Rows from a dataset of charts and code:

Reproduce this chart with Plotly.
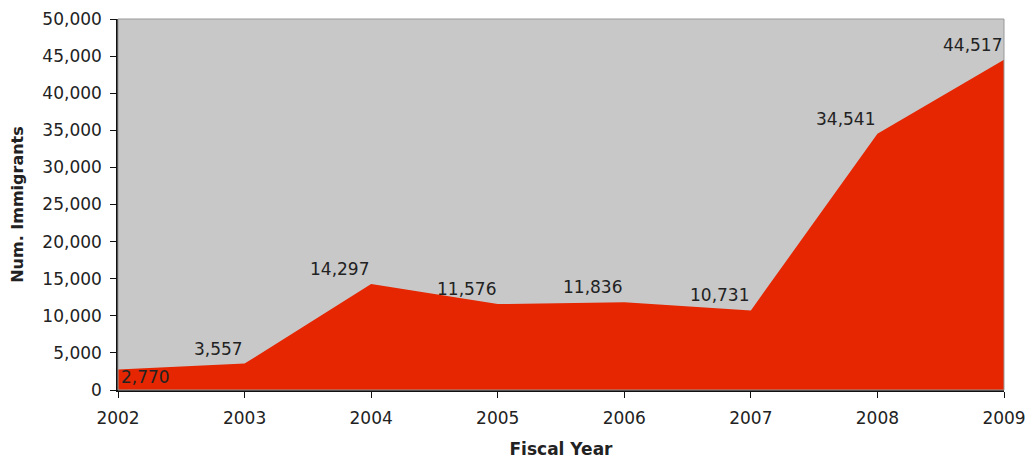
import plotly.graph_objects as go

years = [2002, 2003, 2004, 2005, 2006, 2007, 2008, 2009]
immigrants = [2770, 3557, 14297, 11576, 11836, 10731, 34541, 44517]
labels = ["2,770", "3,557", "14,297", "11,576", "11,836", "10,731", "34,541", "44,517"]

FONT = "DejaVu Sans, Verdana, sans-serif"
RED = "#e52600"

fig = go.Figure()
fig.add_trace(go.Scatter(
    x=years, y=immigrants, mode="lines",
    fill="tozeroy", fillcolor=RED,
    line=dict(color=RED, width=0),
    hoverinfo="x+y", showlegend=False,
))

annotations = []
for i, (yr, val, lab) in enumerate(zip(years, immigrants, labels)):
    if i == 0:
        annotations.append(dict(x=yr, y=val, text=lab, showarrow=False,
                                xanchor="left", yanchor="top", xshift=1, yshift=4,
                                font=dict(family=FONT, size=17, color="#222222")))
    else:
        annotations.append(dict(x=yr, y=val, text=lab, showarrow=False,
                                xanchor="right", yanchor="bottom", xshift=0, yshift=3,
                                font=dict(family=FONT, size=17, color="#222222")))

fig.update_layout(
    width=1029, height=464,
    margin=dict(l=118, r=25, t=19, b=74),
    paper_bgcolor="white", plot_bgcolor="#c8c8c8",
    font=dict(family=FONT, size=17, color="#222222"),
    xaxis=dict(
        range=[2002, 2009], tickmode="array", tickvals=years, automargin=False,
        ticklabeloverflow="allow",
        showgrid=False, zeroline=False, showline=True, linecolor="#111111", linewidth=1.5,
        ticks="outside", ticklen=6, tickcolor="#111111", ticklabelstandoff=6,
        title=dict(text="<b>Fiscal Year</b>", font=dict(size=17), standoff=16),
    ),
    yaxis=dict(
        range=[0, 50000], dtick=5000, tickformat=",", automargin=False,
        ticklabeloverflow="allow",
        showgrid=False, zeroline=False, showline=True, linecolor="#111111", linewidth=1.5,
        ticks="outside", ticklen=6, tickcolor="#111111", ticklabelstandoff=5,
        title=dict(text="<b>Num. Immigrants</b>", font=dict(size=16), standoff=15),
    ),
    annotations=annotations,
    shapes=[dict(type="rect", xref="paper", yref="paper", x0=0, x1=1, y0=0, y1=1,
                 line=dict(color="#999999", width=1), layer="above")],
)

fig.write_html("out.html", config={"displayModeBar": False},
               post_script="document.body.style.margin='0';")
---
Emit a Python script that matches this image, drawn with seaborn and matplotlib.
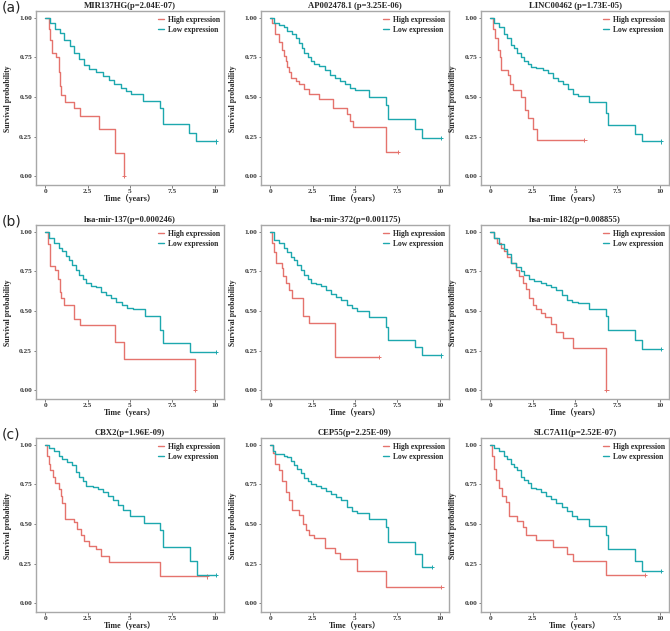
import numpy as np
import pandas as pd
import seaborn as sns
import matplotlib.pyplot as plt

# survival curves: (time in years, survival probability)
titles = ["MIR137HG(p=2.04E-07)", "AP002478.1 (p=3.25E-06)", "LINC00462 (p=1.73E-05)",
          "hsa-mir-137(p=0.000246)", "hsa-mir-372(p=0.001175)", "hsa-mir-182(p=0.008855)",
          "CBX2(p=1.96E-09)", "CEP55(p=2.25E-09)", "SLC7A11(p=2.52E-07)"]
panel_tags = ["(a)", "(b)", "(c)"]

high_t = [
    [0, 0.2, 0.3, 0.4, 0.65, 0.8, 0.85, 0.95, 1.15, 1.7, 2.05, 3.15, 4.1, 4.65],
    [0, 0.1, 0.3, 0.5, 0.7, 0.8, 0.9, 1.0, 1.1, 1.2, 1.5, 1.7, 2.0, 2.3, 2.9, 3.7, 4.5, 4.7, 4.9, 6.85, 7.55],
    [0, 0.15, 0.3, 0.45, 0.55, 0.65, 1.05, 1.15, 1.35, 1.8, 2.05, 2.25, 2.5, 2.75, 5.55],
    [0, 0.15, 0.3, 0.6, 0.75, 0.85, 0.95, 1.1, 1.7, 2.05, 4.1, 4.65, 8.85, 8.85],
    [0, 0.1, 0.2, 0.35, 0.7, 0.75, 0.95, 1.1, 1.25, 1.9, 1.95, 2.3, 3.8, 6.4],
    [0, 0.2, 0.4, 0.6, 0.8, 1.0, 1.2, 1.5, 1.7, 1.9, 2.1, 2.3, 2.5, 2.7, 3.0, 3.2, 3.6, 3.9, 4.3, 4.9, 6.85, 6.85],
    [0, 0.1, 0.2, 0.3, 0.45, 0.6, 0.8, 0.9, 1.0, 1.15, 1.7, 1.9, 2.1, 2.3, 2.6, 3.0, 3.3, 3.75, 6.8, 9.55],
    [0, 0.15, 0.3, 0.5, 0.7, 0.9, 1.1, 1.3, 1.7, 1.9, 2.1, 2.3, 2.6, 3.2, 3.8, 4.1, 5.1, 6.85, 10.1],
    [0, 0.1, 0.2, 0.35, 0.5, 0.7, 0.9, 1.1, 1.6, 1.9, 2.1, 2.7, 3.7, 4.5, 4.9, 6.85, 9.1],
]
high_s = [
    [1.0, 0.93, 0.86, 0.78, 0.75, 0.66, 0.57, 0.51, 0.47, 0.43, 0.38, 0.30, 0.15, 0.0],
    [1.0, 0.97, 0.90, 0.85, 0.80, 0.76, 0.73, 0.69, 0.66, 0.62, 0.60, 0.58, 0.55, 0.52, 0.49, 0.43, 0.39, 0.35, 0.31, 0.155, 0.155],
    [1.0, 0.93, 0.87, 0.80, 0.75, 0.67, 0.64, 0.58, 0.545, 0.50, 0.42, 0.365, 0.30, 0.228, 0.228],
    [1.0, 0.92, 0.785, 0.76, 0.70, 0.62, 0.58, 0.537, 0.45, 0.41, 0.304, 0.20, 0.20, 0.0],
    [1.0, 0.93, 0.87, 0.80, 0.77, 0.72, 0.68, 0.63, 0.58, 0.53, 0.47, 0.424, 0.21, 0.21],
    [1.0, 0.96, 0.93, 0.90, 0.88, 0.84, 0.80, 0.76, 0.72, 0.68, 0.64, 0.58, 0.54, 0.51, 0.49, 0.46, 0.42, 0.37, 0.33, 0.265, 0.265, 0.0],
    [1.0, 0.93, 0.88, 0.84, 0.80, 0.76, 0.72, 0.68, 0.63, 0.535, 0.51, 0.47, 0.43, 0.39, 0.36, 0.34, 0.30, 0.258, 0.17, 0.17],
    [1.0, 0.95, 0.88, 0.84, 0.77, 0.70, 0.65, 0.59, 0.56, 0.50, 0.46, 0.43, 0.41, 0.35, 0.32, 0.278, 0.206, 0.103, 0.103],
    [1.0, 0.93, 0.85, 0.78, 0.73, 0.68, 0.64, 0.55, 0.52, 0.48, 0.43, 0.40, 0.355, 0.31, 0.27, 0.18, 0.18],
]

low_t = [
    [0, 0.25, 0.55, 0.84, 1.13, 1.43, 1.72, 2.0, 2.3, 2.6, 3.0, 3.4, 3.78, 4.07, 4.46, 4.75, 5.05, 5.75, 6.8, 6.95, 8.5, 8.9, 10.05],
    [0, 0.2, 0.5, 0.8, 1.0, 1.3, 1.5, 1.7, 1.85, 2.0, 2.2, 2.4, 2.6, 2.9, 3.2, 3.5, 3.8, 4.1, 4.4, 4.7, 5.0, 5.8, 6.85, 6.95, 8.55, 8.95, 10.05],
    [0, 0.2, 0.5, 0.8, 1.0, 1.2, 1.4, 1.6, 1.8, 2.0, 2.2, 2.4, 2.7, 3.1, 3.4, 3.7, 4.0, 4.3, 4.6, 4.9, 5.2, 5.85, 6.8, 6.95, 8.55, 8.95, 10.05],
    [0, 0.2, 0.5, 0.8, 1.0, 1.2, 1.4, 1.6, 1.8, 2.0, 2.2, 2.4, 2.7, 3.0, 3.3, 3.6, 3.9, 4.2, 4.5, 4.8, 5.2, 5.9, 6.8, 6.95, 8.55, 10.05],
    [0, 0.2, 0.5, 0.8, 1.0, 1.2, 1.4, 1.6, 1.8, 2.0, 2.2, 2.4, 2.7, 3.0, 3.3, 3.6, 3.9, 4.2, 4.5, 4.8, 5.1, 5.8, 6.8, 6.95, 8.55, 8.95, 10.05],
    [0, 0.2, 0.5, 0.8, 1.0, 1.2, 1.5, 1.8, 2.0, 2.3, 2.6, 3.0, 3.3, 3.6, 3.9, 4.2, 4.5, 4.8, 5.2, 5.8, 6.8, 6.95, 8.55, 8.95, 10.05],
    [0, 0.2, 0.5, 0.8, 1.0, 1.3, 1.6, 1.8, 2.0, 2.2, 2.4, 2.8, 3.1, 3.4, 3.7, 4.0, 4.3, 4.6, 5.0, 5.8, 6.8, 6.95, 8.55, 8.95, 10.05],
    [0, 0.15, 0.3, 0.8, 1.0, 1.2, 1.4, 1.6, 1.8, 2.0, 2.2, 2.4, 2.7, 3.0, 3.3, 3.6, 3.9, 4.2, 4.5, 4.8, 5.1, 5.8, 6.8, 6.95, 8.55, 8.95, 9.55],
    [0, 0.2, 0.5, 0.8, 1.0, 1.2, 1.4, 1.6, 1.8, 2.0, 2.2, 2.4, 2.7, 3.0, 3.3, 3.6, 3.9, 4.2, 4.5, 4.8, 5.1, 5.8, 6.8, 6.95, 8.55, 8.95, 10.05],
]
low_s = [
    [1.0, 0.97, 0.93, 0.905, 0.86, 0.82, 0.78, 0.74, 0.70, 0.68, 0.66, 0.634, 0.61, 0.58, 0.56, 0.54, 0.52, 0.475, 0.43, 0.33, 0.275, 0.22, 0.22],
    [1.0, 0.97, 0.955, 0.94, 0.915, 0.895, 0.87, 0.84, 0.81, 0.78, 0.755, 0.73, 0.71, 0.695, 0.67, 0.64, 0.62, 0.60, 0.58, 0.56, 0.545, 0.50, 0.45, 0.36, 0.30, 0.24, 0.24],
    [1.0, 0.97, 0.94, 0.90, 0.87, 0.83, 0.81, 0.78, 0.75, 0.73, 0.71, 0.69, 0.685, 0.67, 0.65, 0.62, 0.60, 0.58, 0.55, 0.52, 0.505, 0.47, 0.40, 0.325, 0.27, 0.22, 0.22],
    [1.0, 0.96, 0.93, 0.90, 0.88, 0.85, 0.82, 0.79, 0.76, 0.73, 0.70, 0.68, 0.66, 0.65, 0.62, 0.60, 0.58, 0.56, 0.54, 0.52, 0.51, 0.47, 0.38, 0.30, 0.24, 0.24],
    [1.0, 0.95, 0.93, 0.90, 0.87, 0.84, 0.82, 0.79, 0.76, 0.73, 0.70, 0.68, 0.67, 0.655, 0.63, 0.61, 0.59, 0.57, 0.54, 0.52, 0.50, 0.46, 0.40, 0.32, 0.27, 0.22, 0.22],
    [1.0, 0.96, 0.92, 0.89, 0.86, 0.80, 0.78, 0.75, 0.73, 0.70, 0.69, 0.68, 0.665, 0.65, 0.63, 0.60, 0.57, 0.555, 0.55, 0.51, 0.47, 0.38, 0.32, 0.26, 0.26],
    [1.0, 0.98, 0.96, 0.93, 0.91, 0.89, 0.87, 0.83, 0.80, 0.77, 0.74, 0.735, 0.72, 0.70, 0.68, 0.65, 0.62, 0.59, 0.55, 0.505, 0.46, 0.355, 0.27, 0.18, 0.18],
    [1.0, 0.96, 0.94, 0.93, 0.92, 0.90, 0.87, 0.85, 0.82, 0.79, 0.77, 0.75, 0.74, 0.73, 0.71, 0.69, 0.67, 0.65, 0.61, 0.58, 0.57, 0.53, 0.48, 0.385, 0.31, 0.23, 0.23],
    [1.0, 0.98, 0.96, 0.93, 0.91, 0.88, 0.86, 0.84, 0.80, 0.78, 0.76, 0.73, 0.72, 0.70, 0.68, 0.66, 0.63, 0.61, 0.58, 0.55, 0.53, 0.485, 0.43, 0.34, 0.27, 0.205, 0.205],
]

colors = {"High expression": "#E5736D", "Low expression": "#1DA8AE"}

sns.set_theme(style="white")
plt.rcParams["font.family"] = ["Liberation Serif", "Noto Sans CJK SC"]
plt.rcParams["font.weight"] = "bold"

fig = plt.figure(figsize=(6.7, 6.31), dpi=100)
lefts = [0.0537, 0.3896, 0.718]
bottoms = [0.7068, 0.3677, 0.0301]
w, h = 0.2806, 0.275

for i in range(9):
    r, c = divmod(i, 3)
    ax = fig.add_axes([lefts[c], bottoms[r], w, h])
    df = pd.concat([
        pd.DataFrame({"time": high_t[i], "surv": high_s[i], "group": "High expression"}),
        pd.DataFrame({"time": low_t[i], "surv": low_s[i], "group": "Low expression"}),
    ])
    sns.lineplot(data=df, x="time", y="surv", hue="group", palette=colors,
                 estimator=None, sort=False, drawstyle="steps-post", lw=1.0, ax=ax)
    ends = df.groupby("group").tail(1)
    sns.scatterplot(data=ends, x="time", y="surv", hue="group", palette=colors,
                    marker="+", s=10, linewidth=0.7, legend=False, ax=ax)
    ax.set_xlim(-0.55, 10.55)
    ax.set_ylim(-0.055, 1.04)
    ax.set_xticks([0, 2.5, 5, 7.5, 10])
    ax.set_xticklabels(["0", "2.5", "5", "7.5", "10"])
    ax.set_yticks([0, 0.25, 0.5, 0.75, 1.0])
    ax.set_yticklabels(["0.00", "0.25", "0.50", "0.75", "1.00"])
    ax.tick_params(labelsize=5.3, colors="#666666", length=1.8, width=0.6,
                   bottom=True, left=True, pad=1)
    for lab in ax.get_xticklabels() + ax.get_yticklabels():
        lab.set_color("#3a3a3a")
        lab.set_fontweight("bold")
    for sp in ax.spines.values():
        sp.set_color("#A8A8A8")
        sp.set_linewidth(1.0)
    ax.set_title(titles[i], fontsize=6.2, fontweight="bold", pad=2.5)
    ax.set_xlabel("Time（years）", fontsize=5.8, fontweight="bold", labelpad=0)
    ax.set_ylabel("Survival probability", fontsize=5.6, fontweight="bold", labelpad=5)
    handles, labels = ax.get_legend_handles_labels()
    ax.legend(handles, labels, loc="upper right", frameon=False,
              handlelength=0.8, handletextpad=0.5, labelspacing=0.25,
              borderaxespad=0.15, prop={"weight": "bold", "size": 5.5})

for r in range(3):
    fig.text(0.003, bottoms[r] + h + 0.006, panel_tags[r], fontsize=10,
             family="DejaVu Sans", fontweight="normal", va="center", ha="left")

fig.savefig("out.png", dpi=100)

● **Aim of the exercise**
Can you give again only the lines between the one containing "Reproduce this chart with Plotly." and the one containing "import plotly.graph_objects as go", counting both, exactly as they appear and without any pictures?

● **Output for this exercise**
Reproduce this chart with Plotly.
import plotly.graph_objects as go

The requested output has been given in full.